▸ WORK TO DO: A line counts if it contains the string "image"; say how many such lines there are, giving only the number.

▸ DATA SECTION:
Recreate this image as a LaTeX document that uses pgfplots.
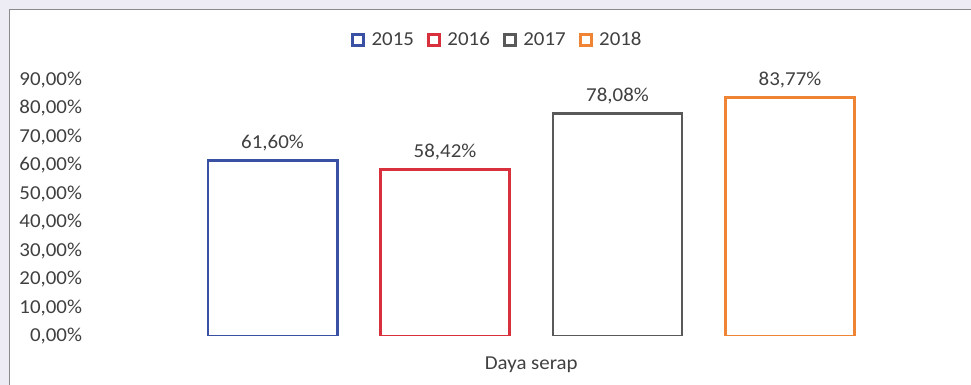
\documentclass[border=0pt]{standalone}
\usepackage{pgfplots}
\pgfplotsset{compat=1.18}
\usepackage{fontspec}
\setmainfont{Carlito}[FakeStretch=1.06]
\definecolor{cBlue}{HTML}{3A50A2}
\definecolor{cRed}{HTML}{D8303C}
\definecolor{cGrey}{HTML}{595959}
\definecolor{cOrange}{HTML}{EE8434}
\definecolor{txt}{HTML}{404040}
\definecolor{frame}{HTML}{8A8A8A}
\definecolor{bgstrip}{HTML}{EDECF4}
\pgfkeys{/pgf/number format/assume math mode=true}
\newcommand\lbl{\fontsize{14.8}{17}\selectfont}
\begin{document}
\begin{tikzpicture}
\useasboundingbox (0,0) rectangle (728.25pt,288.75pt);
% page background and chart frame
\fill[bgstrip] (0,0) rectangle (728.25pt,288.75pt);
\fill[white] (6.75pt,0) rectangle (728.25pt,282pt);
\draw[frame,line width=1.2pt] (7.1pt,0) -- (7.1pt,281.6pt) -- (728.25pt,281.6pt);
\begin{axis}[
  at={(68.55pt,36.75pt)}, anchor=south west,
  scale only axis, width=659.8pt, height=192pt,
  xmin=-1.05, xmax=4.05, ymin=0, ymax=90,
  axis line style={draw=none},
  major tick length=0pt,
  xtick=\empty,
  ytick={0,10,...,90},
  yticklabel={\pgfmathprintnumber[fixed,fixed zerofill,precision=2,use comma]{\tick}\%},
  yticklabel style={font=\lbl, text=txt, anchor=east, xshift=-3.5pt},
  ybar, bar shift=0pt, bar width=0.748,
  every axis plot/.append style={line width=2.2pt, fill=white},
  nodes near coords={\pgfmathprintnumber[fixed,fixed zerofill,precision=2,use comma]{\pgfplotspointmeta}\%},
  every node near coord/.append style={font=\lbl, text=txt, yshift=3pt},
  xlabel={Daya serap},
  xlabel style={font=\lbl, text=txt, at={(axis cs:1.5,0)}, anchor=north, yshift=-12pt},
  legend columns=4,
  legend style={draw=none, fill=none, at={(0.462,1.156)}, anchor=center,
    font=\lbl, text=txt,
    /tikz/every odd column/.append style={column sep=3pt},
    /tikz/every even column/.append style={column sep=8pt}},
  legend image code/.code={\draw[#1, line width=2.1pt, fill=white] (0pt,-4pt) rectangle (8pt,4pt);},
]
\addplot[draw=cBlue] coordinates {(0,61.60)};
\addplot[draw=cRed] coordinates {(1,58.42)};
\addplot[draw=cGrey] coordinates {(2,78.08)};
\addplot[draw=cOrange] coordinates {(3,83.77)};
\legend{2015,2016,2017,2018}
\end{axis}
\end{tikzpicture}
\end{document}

▸ EXPECTED OUTPUT: 2